──────── Recorded information ────────

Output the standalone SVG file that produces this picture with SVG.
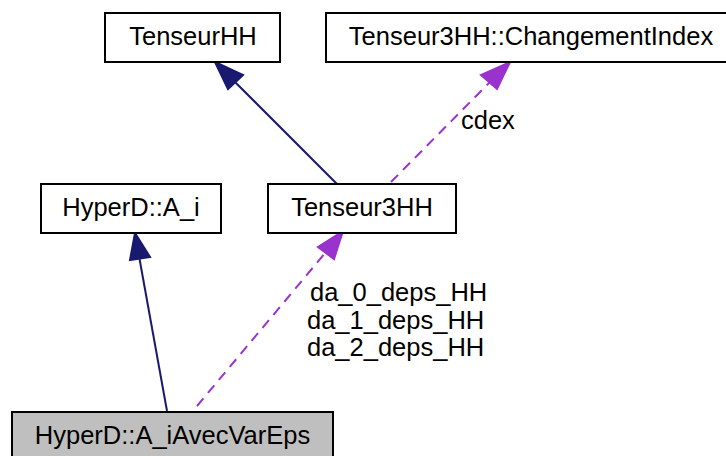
<svg xmlns="http://www.w3.org/2000/svg" width="726" height="456" viewBox="0 0 726 456">
<style>
.box{fill:#ffffff;stroke:#000000;stroke-width:2}
.sel{fill:#bfbfbf;stroke:#000000;stroke-width:2}
text{font-family:"Liberation Sans",Arial,sans-serif;font-size:25.5px;fill:#000000}
.c{text-anchor:middle}
.inh{stroke:#191970;stroke-width:2;fill:none}
.inhh{fill:#191970;stroke:#191970;stroke-width:2}
.use{stroke:#9a32cd;stroke-width:2;fill:none;stroke-dasharray:10,7}
.useh{fill:#9a32cd;stroke:#9a32cd;stroke-width:2}
</style>
<g id="connectors">
<line class="inh" x1="337" y1="184" x2="233" y2="80"/>
<polygon class="inhh" points="215,62 243,75 228,89"/>
<line class="use" x1="391" y1="182" x2="490" y2="82"/>
<polygon class="useh" points="510,62 497,89 481,75"/>
<text x="461" y="129">cdex</text>
<line class="inh" x1="167" y1="411" x2="139" y2="256"/>
<polygon class="inhh" points="135,233 150,257 130,260"/>
<line class="use" x1="197" y1="406" x2="326" y2="252"/>
<polygon class="useh" points="343,231 334,259 318,247"/>
<text x="310" y="301">da_0_deps_HH</text>
<text x="307" y="329">da_1_deps_HH</text>
<text x="307" y="356">da_2_deps_HH</text>
</g>
<g id="TenseurHH">
<rect class="box" x="105" y="13" width="175" height="49"/>
<text class="c" x="193" y="45">TenseurHH</text>
</g>
<g id="ChangementIndex">
<rect class="box" x="326" y="13" width="412" height="49"/>
<text class="c" x="531" y="45">Tenseur3HH::ChangementIndex</text>
</g>
<g id="A_i">
<rect class="box" x="41" y="184" width="180" height="49"/>
<text class="c" x="131" y="216">HyperD::A_i</text>
</g>
<g id="Tenseur3HH">
<rect class="box" x="268" y="184" width="188" height="49"/>
<text class="c" x="362" y="216">Tenseur3HH</text>
</g>
<g id="A_iAvecVarEps">
<rect class="sel" x="12" y="412" width="321" height="52"/>
<text class="c" x="172.5" y="444">HyperD::A_iAvecVarEps</text>
</g>
</svg>
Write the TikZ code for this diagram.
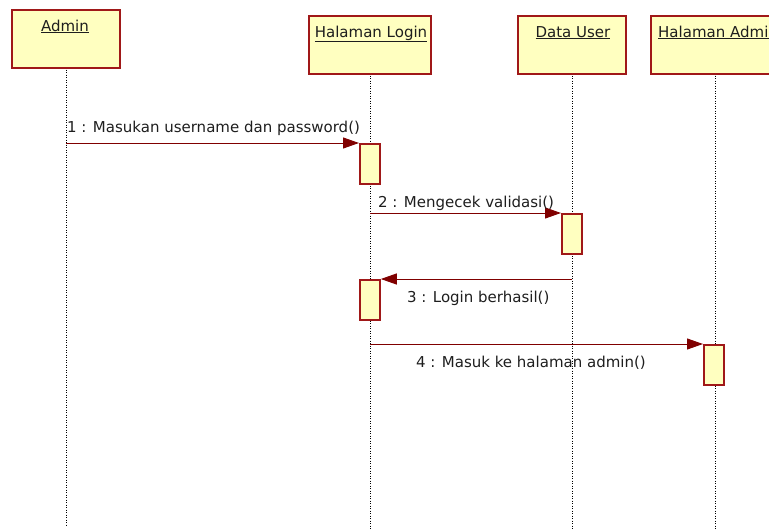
\documentclass[tikz,border=0pt]{standalone}
\usepackage{fontspec}
\setmainfont{DejaVu Sans}
\usetikzlibrary{arrows.meta}
\definecolor{bord}{HTML}{A01818}
\definecolor{fillY}{HTML}{FFFFC0}
\definecolor{msgc}{HTML}{800000}
\definecolor{txt}{HTML}{1E1E1E}
\begin{document}
\begin{tikzpicture}[x=1pt,y=-1pt,
  hdr/.style={draw=bord,fill=fillY,line width=2pt,inner sep=0pt,anchor=north west},
  actbox/.style={draw=bord,fill=fillY,line width=1.8pt,inner sep=0pt,minimum width=20pt,minimum height=40pt,anchor=north west},
  lbl/.style={text=txt,inner sep=0pt,font=\fontsize{15pt}{18pt}\selectfont},
  life/.style={draw=black,line width=0.9pt,dash pattern=on 1pt off 1.5pt},
  msgarrow/.style={draw=msgc,line width=1pt,-{Triangle[length=16pt,width=11pt]}}]
\useasboundingbox (0,0) rectangle (769,530);
\clip (0,0) rectangle (769,530);
% lifelines
\coordinate (l1t) at (66,67);   \coordinate (l1b) at (66,525);
\coordinate (l2t) at (370,73);  \coordinate (l2b) at (370,530);
\coordinate (l3t) at (572,73);  \coordinate (l3b) at (572,530);
\coordinate (l4t) at (715,73);  \coordinate (l4b) at (715,530);
\draw[life] (l1t) -- (l1b);
\draw[life] (l2t) -- (l2b);
\draw[life] (l3t) -- (l3b);
\draw[life] (l4t) -- (l4b);
% headers
\node[hdr,minimum width=108pt,minimum height=58pt] (admin) at (11,9) {};
\node[hdr,minimum width=122pt,minimum height=58pt] (login) at (308,15) {};
\node[hdr,minimum width=108pt,minimum height=58pt] (data) at (517,15) {};
\node[hdr,minimum width=140pt,minimum height=58pt] (hadmin) at (650,15) {};
\node[lbl,anchor=base] (tadmin) at (65,31) {\underline{Admin}};
\node[lbl,anchor=base] (tlogin) at (371,37) {\underline{Halaman Login}};
\node[lbl,anchor=base] (tdata) at (573,37) {\underline{Data User}};
\node[lbl,anchor=base west] (thadmin) at (658,37) {\underline{Halaman Admin}};
% activations
\node[actbox] (a1) at (359,143) {};
\node[actbox] (a2) at (561,213) {};
\node[actbox] (a3) at (359,279) {};
\node[actbox] (a4) at (703,344) {};
% messages
\coordinate (m1s) at (66,143);
\coordinate (m2s) at (370,213);
\coordinate (m3s) at (572,279);
\coordinate (m4s) at (370,344);
\draw[msgarrow] (m1s) -- (a1.north west);
\draw[msgarrow] (m2s) -- (a2.north west);
\draw[msgarrow] (m3s) -- (a3.north east);
\draw[msgarrow] (m4s) -- (a4.north west);
\node[lbl,anchor=base west] (t1) at (67,132) {1 : Masukan username dan password()};
\node[lbl,anchor=base west] (t2) at (378,207) {2 : Mengecek validasi()};
\node[lbl,anchor=base west] (t3) at (407,302) {3 : Login berhasil()};
\node[lbl,anchor=base west] (t4) at (416,367) {4 : Masuk ke halaman admin()};
\end{tikzpicture}
\end{document}
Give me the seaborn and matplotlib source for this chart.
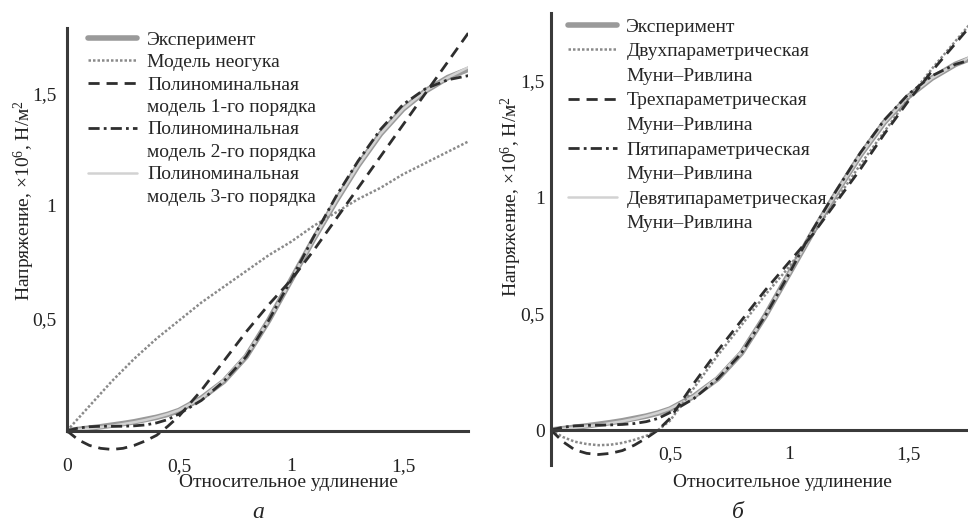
import numpy as np
import pandas as pd
import matplotlib
matplotlib.use("Agg")
import matplotlib.pyplot as plt
from matplotlib.lines import Line2D
import seaborn as sns

# Relative elongation (shared x for all curves)
strain = [0, 0.05, 0.1, 0.15, 0.2, 0.25, 0.3, 0.35, 0.4, 0.45, 0.5,
          0.6, 0.7, 0.8, 0.9, 1.0, 1.1, 1.2, 1.3, 1.4, 1.5, 1.6, 1.7, 1.8]

# Stress, x10^6 N/m^2
experiment = [0, 0.006, 0.012, 0.018, 0.025, 0.032, 0.04, 0.05, 0.06, 0.073, 0.09,
              0.145, 0.22, 0.33, 0.49, 0.67, 0.85, 1.02, 1.18, 1.32, 1.43, 1.51, 1.57, 1.61]

# panel a
neo_hooke = [0, 0.055, 0.11, 0.165, 0.22, 0.27, 0.32, 0.365, 0.41, 0.45, 0.49,
             0.57, 0.64, 0.71, 0.78, 0.84, 0.91, 0.97, 1.03, 1.08, 1.14, 1.19, 1.24, 1.29]
poly_1 = [0, -0.04, -0.065, -0.078, -0.083, -0.078, -0.065, -0.045, -0.02, 0.02, 0.065,
          0.18, 0.31, 0.44, 0.56, 0.67, 0.80, 0.94, 1.08, 1.22, 1.36, 1.50, 1.64, 1.78]
poly_2 = [0, 0.012, 0.018, 0.02, 0.02, 0.02, 0.022, 0.026, 0.035, 0.05, 0.075,
          0.135, 0.22, 0.33, 0.49, 0.67, 0.86, 1.04, 1.20, 1.34, 1.45, 1.52, 1.56, 1.58]
poly_3 = [0, 0.005, 0.01, 0.016, 0.022, 0.03, 0.038, 0.048, 0.06, 0.074, 0.092,
          0.145, 0.225, 0.335, 0.49, 0.67, 0.85, 1.02, 1.18, 1.32, 1.43, 1.51, 1.57, 1.62]

# panel b (Mooney-Rivlin)
mr_2 = [0, -0.03, -0.05, -0.06, -0.065, -0.063, -0.055, -0.042, -0.025, 0.0, 0.04,
        0.18, 0.32, 0.45, 0.58, 0.70, 0.84, 0.99, 1.14, 1.28, 1.42, 1.55, 1.67, 1.79]
mr_3 = [0, -0.05, -0.085, -0.1, -0.105, -0.1, -0.088, -0.065, -0.035, 0.0, 0.05,
        0.20, 0.34, 0.47, 0.60, 0.72, 0.84, 0.98, 1.12, 1.27, 1.41, 1.54, 1.66, 1.78]
mr_5 = [0, 0.012, 0.018, 0.02, 0.021, 0.022, 0.024, 0.028, 0.036, 0.05, 0.075,
        0.135, 0.22, 0.33, 0.49, 0.67, 0.86, 1.03, 1.19, 1.33, 1.44, 1.52, 1.57, 1.60]
mr_9 = [0, 0.005, 0.01, 0.016, 0.022, 0.03, 0.038, 0.048, 0.06, 0.074, 0.092,
        0.145, 0.225, 0.335, 0.49, 0.67, 0.85, 1.02, 1.18, 1.32, 1.43, 1.51, 1.57, 1.62]

ticks = [0, 0.25, 0.5, 0.75, 1.0, 1.25, 1.5, 1.75]
tick_labels = ["0", "", "0,5", "", "1", "", "1,5", ""]

legend_a = ["Эксперимент", "Модель неогука", "Полиноминальная", "модель 1-го порядка",
            "Полиноминальная", "модель 2-го порядка", "Полиноминальная", "модель 3-го порядка"]
legend_b = ["Эксперимент", "Двухпараметрическая", "Муни–Ривлина", "Трехпараметрическая",
            "Муни–Ривлина", "Пятипараметрическая", "Муни–Ривлина",
            "Девятипараметрическая", "Муни–Ривлина"]

sns.set_theme(style="white")
plt.rcParams['font.family'] = ['Liberation Serif', 'DejaVu Serif']
plt.rcParams['mathtext.fontset'] = 'custom'
plt.rcParams['mathtext.rm'] = 'Liberation Serif'
plt.rcParams['mathtext.it'] = 'Liberation Serif:italic'

FS = 14
AX_C = '#3a3a3a'

styles = {
    'exp': dict(color='#9a9a9a', linewidth=4.0, linestyle='-'),
    'dot': dict(color='#8a8a8a', linewidth=1.8, linestyle=(0, (1, 0.8))),
    'dash': dict(color='#2e2e2e', linewidth=2.0, linestyle=(0, (4, 2.5))),
    'dashdot': dict(color='#2e2e2e', linewidth=2.0, linestyle=(0, (4, 1.5, 1, 1.5))),
    'light': dict(color='#d2d2d2', linewidth=1.8, linestyle='-'),
}

fig = plt.figure(figsize=(9.68, 5.24), dpi=100)
ax_a = fig.add_axes([67 / 968, 0.1135, 401 / 968, 0.833])
ax_b = fig.add_axes([551 / 968, 0.1126, 416.5 / 968, 0.8626])

df = pd.DataFrame({'strain': strain, 'exp': experiment, 'neo': neo_hooke,
                   'p1': poly_1, 'p2': poly_2, 'p3': poly_3,
                   'mr2': mr_2, 'mr3': mr_3, 'mr5': mr_5, 'mr9': mr_9})


def draw(ax, cols):
    for col, st in cols:
        sns.lineplot(data=df, x='strain', y=col, ax=ax, **st)


draw(ax_a, [('exp', styles['exp']), ('p3', styles['light']), ('neo', styles['dot']),
            ('p1', styles['dash']), ('p2', styles['dashdot'])])
draw(ax_b, [('exp', styles['exp']), ('mr9', styles['light']), ('mr2', styles['dot']),
            ('mr3', styles['dash']), ('mr5', styles['dashdot'])])

ax_a.set_xlim(0, 1.79)
ax_a.set_ylim(-0.15, 1.79)
ax_b.set_xlim(0, 1.75)
ax_b.set_ylim(-0.15, 1.79)

for ax in (ax_a, ax_b):
    for s in ('top', 'right'):
        ax.spines[s].set_visible(False)
    for s in ('left', 'bottom'):
        ax.spines[s].set_color(AX_C)
        ax.spines[s].set_linewidth(2.2)
    ax.spines['bottom'].set_position(('data', 0))
    ax.tick_params(direction='inout', length=5, width=1.5, color=AX_C,
                   labelsize=FS, labelcolor='#222222')
    ax.set_ylabel("Напряжение, ×10$^6$, Н/м$^2$", fontsize=FS, color='#222222')
    ax.set_xlabel("Относительное удлинение", fontsize=FS, color='#222222')
    ax.grid(False)

# panel a ticks
ax_a.spines['left'].set_bounds(0, 1.79)
ax_a.set_xticks(ticks)
ax_a.set_xticklabels(tick_labels)
ax_a.set_yticks(ticks[1:])
ax_a.set_yticklabels(tick_labels[1:])
ax_a.tick_params(axis='x', pad=17)
ax_a.tick_params(axis='y', pad=5)

# panel b ticks
ax_b.set_xticks(ticks[1:])
ax_b.set_xticklabels(tick_labels[1:])
ax_b.set_yticks(ticks)
ax_b.set_yticklabels(tick_labels)
ax_b.tick_params(axis='x', pad=9)
ax_b.tick_params(axis='y', pad=2)

ax_a.yaxis.set_label_coords(-0.075, 0.606)
ax_b.yaxis.set_label_coords(-0.066, 0.595)
ax_a.xaxis.set_label_coords(0.551, -0.022)
ax_b.xaxis.set_label_coords(0.555, -0.02)


def handles_for(keys):
    out = []
    for k in keys:
        if k is None:
            out.append(Line2D([], [], color='none'))
        else:
            out.append(Line2D([], [], **styles[k]))
    return out


h_a = handles_for(['exp', 'dot', 'dash', None, 'dashdot', None, 'light', None])
ax_a.legend(h_a, legend_a, loc='upper left', bbox_to_anchor=(88 / 968, 1 - 31 / 524),
            bbox_transform=fig.transFigure, frameon=False, fontsize=FS,
            handlelength=2.5, handletextpad=0.55, labelspacing=0.25,
            borderpad=0, borderaxespad=0)

h_b = handles_for(['exp', 'dot', None, 'dash', None, 'dashdot', None, 'light', None])
ax_b.legend(h_b, legend_b, loc='upper left', bbox_to_anchor=(568 / 968, 1 - 18 / 524),
            bbox_transform=fig.transFigure, frameon=False, fontsize=FS,
            handlelength=2.5, handletextpad=0.5, labelspacing=0.36,
            borderpad=0, borderaxespad=0)

fig.text(258 / 968, 1 - 513 / 524, "а", fontsize=17, style='italic', ha='center', va='center')
fig.text(738 / 968, 1 - 513 / 524, "б", fontsize=17, style='italic', ha='center', va='center')

fig.savefig("out.png", dpi=100)
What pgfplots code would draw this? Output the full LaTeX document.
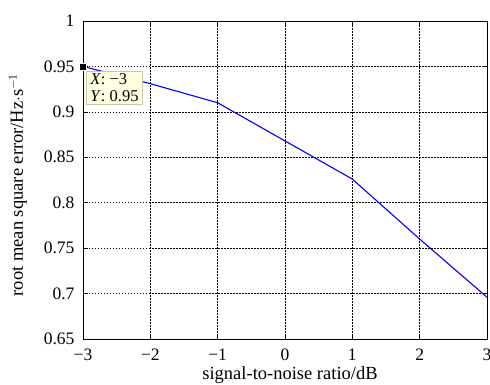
\documentclass[border=0pt]{standalone}
\usepackage{fontspec}
\setmainfont{Liberation Serif}
\usepackage{pgfplots}
\pgfplotsset{compat=1.18}
\definecolor{tipfill}{RGB}{255,255,225}
\definecolor{tipedge}{RGB}{200,200,170}
\begin{document}
\begin{tikzpicture}
\begin{axis}[
  at={(0,0)}, anchor=south west,
  scale only axis, width=404pt, height=318pt,
  xmin=-3, xmax=3, ymin=0.65, ymax=1,
  xtick={-3,-2,-1,0,1,2,3},
  xticklabels={\textrm{−3},\textrm{−2},\textrm{−1},\textrm{0},\textrm{1},\textrm{2},\textrm{3}},
  ytick={0.65,0.7,0.75,0.8,0.85,0.9,0.95,1},
  yticklabels={\textrm{0.65},\textrm{0.7},\textrm{0.75},\textrm{0.8},\textrm{0.85},\textrm{0.9},\textrm{0.95},\textrm{1}},
  tick align=inside, tick pos=both,
  major tick length=5pt,
  every tick/.style={black, line width=0.6pt},
  axis line style={black, line width=0.9pt},
  grid=major,
  major grid style={black, line width=0.7pt, dash pattern=on 1.5pt off 1.5pt},
  tick label style={font=\fontsize{17.5}{19}\selectfont},
  xticklabel style={yshift=-6pt},
  yticklabel style={xshift=-5pt},
  xlabel={signal-to-noise ratio/dB},
  ylabel={root mean square error/Hz$\cdot$s$^{-1}$},
  label style={font=\fontsize{18.5}{20}\selectfont},
  xlabel style={at={(axis description cs:0.5,0)}, anchor=base, yshift=-41pt, xshift=5pt},
  ylabel style={at={(axis description cs:0,0.5)}, anchor=base, yshift=60pt, xshift=-5pt},
  clip=false,
]
\addplot[color={rgb,255:red,0;green,0;blue,255}, line width=1.1pt] coordinates {
  (-3,0.95) (-2,0.931) (-1,0.910) (0,0.868) (1,0.826) (2,0.760) (3,0.696)
};
\addplot[only marks, mark=square*, mark size=3.6pt, mark options={fill=black, draw=tipfill, line width=0.6pt}] coordinates {(-3,0.95)};
\node[anchor=north west, fill=tipfill, draw=tipedge, line width=0.7pt, inner xsep=3.5pt, inner ysep=2.5pt, align=left,
  font=\fontsize{16.5}{17}\selectfont, xshift=3.5pt, yshift=-4.5pt] at (axis cs:-3,0.95)
  {\textit{X}: −3\\\textit{Y}: 0.95};
\end{axis}
\pgfresetboundingbox
\path[use as bounding box] (-83pt,-46pt) rectangle (407pt,339pt);
\end{tikzpicture}
\end{document}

────────

Search the data above for the string "matplotlib" and return every line that has it.

Give me the seaborn and matplotlib source for this chart.
import matplotlib
matplotlib.use("Agg")
import matplotlib.pyplot as plt
from matplotlib.lines import Line2D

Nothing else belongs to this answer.